It pained me to read in today’s New York Times Sunday Business section a stinging critique of America’s retirement system.  A Dutch pension specialist is quoted:  “The rest of the world sort of laughs at the United States – how can a great country get so many things wrong?”

Retirement security is of course a big issue for boomers and their children.  The fortunate upper echelon has plenty of income and assets.  As a country, however, our household savings rate is stuck below two percent, one-fifth of the rate in Germany and one-fourth that in Poland.  These days half the country struggles with low and stagnant earnings: when corrected for inflation, the median household income still has not recovered to the 2007 level.  Half the country’s households have a net worth of $81,000 or less, an amazingly modest level down 40 percent from the 2007 peak.    No savings, falling incomes and declining net worth are a recipe for social and economic disaster, yet no coherent national response has been forthcoming from elected officials.

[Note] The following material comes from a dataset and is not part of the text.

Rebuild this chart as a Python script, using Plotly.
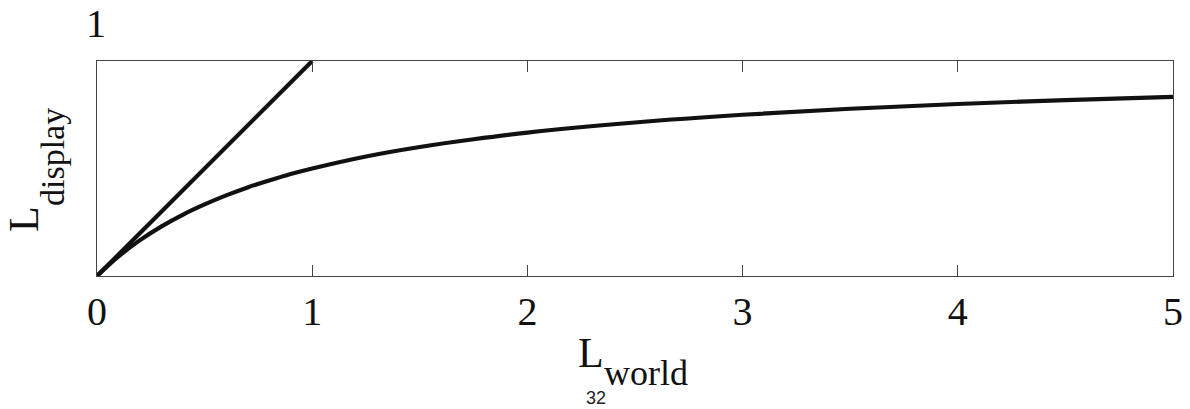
"""Tone-mapping curve: L_display vs L_world, with the identity line for comparison."""
import plotly.graph_objects as go

# identity line
linear_x = [0, 1]
linear_y = [0, 1]

# compressive curve, values
curve_x = [0, 0.1, 0.2, 0.3, 0.4, 0.5, 0.6, 0.7, 0.8, 0.9, 1.0,
           1.25, 1.5, 1.75, 2.0, 2.5, 3.0, 3.5, 4.0, 4.5, 5.0]
curve_y = [0, 0.091, 0.167, 0.231, 0.286, 0.333, 0.375, 0.412, 0.444, 0.474, 0.50,
           0.556, 0.60, 0.636, 0.667, 0.714, 0.75, 0.778, 0.80, 0.818, 0.833]

x_ticks = [0, 1, 2, 3, 4, 5]

SERIF = "Liberation Serif, Times New Roman, serif"
SANS = "Liberation Sans, Arial, sans-serif"
INK = "#111111"

W, H = 1190, 409
ML, MR, MT, MB = 97, 17, 61, 133
PW, PH = W - ML - MR, H - MT - MB


def px(x, y):
    """window pixel -> paper coords"""
    return (x - ML) / PW, 1 - (y - MT) / PH


fig = go.Figure()
fig.add_trace(go.Scatter(x=linear_x, y=linear_y, mode="lines",
                         line=dict(color=INK, width=4.2), showlegend=False))
fig.add_trace(go.Scatter(x=curve_x, y=curve_y, mode="lines",
                         line=dict(color=INK, width=4.2, shape="spline"), showlegend=False))

fig.update_xaxes(
    range=[0, 5], tickvals=x_ticks, ticktext=[str(t) for t in x_ticks],
    ticks="inside", ticklen=11, tickcolor="#444", tickwidth=1,
    showline=True, linecolor="#444", linewidth=1, mirror="ticks",
    showgrid=False, zeroline=False,
    tickfont=dict(family=SERIF, size=40, color=INK),
)
fig.update_yaxes(
    range=[0, 1], showticklabels=False, ticks="",
    showline=True, linecolor="#444", linewidth=1, mirror=True,
    showgrid=False, zeroline=False,
)


def label(text, x, y, size, family=SERIF, angle=0, color=INK):
    ax, ay = px(x, y)
    fig.add_annotation(x=ax, y=ay, xref="paper", yref="paper", text=text,
                       showarrow=False, textangle=angle, xanchor="center",
                       yanchor="middle", font=dict(family=family, size=size, color=color))


label("1", 96, 24, 40)
label("L", 24, 219, 42, angle=-90)
label("display", 52, 157, 34, angle=-90)
label("L", 591, 353, 42)
label("world", 646, 373, 36)
label("32", 596, 398, 18, family=SANS, color="#222")

fig.update_layout(
    width=W, height=H,
    margin=dict(l=ML, r=MR, t=MT, b=MB, autoexpand=False),
    plot_bgcolor="white", paper_bgcolor="white",
)
# drop the page's default 8px body margin so the figure sits at the window corner
fig.write_html("out.html", config={"displayModeBar": False},
               post_script="document.body.style.margin='0';")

My distress is all the greater because the same scornful question can be raised with regard to many other areas of American life.  Once the world’s greatest creditor, we are now the biggest debtor in history.  We have a unbroken string of trade deficits since 1976, adding up to almost $10 trillion dollars.  Our industries have not expanded plant and equipment for a decade or more.  Standards of performance, accountability and ethics are slipping in every sector, it seems.   Our politics are gridlocked.  Generation-old problems go unaddressed while elected officials posture and squabble.  Our infrastructure is increasingly antiquated and second-class.  Our tax system is out of step with the rest of the world, providing scant reward for the added saving, investing, producing and exporting that we need on a sustained basis.

We govern ourselves as if neither foreign competition nor shared prosperity matter.  We think of ourselves as exceptional.  In practice, we lack purpose and vitality and are weak and irresolute.  The world has ample reason to laugh at us.  But America’s fecklessness is no laughing matter.

During an all-night negotiating session in Geneva years ago, a veteran Asian ambassador said to me: “America is great because America is good.”  For years, I recalled those words as a reflection of the respect and gratitude that America deserved for its principled, far-sighted and dedicated leadership and the dynamism and high standards of its people.

With the benefit of 30 years’ additional experience, I would amend the ambassador’s statement:  America is great when America is good.  These days, it falls way short of what it could be, what average Americans want it to be, and what the rest of the world needs it to be.